The last time you ate an apple, did you actually go through with eating the whole fruit — core, seeds, and all? Like many people, there’s a high likelihood you didn’t. But now, you may want to give that apple core a second look, because its nutrients are key to getting the most out of it.
Apples are a great addition to any diet. They’re packed with fiber that’s great for your digestive tract and weight management, they maintain healthy blood sugar levels, they promote “good” gut bacteria, and so much more. But did you know that the apple core and seeds are to thank for many of those benefits? A 2019 study published in Frontiers in Microbiology found that much of an apple’s good bacteria, which is critical for gut health, actually comes from these parts that are often food scraps, not necessarily the apple flesh itself.
Of course, you may be wondering: Does this mean you have to eat the seeds or core themselves to get the benefits? Not necessarily; in fact, you probably shouldn’t directly eat the seeds regularly because they contain a compound commonly found in cyanide. Don’t worry though, swallowing a few is OK, but they can be harmful in larger doses. The rest of the core, however, is fair game to eat.

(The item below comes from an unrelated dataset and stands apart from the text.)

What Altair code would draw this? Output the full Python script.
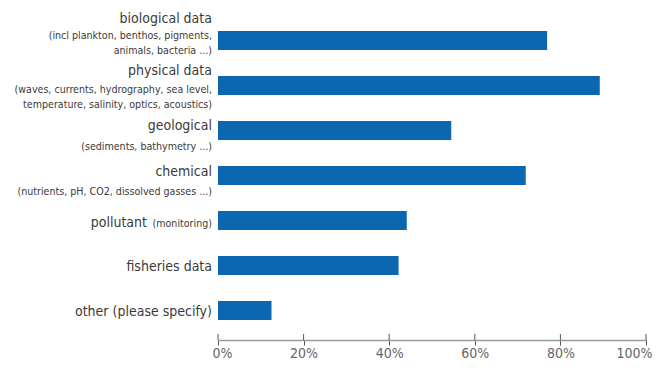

But there is another easy way to put those scraps, especially that apple core, to good use: Create your own homemade apple cider vinegar. All you’ll need are scraps from apples, sugar, and water, and you can follow a recipe like this one to mix it yourself and let it ferment over time. Apple cider vinegar can be used for everything from weight loss to skincare, so it’s worth a shot to make your own. Mix a tablespoon or two in hot water and drink before a meal to curb cravings and beat bloating, or create an apple cider vinegar spray (like the one mentioned here) to spritz into your hair and get rid of dandruff. The possibilities are endless!